In the material below, find each line holding the string "matplotlib" and copy it.

-------- Source material --------

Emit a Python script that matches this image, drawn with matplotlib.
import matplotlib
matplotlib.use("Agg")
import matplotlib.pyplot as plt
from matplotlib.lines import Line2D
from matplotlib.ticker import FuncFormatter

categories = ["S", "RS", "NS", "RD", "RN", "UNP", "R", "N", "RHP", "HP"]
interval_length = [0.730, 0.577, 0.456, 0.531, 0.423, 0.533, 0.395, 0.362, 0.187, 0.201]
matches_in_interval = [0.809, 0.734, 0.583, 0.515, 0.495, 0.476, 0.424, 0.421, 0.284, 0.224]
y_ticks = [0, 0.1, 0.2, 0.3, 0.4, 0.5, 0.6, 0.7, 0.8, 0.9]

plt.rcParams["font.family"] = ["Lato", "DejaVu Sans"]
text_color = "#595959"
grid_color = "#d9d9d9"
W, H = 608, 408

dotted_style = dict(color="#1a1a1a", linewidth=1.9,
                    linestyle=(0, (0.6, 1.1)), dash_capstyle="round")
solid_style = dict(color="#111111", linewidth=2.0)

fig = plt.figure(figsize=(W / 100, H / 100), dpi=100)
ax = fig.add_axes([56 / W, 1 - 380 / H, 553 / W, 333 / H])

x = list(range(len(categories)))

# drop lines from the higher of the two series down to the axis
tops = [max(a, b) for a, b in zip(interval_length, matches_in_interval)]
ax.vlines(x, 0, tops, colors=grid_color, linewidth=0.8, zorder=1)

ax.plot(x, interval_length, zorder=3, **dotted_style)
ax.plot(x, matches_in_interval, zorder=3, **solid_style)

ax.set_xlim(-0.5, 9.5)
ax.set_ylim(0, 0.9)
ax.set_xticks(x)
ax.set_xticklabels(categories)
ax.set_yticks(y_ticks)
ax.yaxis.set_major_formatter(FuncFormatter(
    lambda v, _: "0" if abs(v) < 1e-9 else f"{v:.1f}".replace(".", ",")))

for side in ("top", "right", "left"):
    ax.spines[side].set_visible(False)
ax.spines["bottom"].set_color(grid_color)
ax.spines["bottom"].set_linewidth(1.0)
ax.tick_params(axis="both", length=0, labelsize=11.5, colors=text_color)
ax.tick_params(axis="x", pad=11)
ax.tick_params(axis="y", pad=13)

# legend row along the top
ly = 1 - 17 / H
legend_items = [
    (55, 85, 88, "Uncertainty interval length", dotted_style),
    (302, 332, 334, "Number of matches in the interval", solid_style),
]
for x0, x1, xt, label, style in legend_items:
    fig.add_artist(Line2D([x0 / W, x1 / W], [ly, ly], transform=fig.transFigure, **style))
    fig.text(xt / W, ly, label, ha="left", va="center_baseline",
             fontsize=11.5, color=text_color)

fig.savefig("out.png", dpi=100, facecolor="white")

--------

* [Written response]:
Emit a Python script that matches this image, drawn with matplotlib.
import matplotlib
matplotlib.use("Agg")
import matplotlib.pyplot as plt
from matplotlib.lines import Line2D
from matplotlib.ticker import FuncFormatter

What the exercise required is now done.